On the road again: The Cranberries
THE CRANBERRIES’ fortunes are on the rise again, with the company in charge of the band’s live performances recording a profit of over €1m.
The most recent accounts for Helter Limited, a company registered in Limerick, show the company recorded a profit of €1,010,187, for the end of June 2015.
The rise in revenues is reflective of their 100-plus tour dates across Europe, as well as North and South America and Asia, since the band reformed and released their last album Roses.
Profits rose from €954,623 in 2014, and are set to rise further with over 20 European dates scheduled for the coming months as the band resurrects its career following a lengthy hiatus.
The only Irish concerts announced to date - in Belfast and Dublin this summer - are already sold out.
However, the band won’t be lingering in their native Limerick, as they tour their new album, Something Else, due for release on April 28, across Europe from May 1.
Taking their cue from dj Pete Tong, who was revived his Ibizan dance tracks to phenomenal success with The Heritage Orchestra, The Cranberries’ new album presents acoustic versions of their hits with the Irish Chamber Orchestra’s string quartet, along with three new songs.
The accounts show that band’s singer-songwriter, Dolores O’Riordan, stepped down as director in 2011, along with her former husband Don Burton.
Helter Limited, one of the companies in charge of the band’s string of assets has suffered a chequered financial history, reflecting its turbulent life on and off-stage.
Losses peaked at over €1.7m in 2008, and only returned to profit in 2014.
By the end of 2013, it transferred its entire business, including all assets, to a related party Juztol Limited, following a company restructuring, for in the region of €4.5m.

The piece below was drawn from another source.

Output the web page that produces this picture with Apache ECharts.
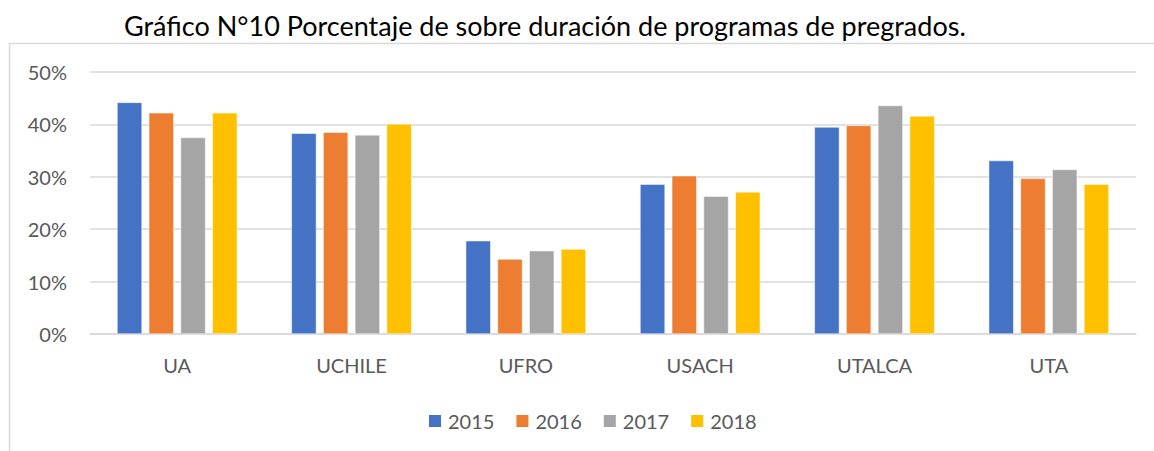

Juztol is listed as the holder of the publishing rights, while revenues accrued to Helter are as a result of live musical performances, with both under parent company Folzur Limited.
It was during 2013 that Ms O’Riordan initiated High Court proceedings against band member and songwriting partner Noel Hogan for reasons which were not disclosed at the time nor since.
However, in April 2015 the pair behind best-selling albums such as ‘No Need to Argue’ and ‘Bury the Hatchet’ signed a publishing partnership with Warner/Chappell Music UK Publishing. Less than three months later, the High Court case was struck out.
Mr Hogan said that the band’s “ups and downs” are now behind them.
“When Dolores and I get to sit down at a table, across from each other, and talk things through, it’s like the issues never happened. We get on with it, and it’s very much like a brother and sister relationship. Dolores and I now talk practically every other day, and our friendship is probably healthier than it has been for a long time,” he told The Irish Times.
Band members are involved in a number of other companies relating to their interests, including Curtain Call Limited, with revenues related to manufacturing sound recordings and other ancillary activities, including a subsidiary, All Round Touring Limited, which holds funds from Irish tour dates and merchandising. Curtain Call also recorded a profit of €333,286 for the end of 2015.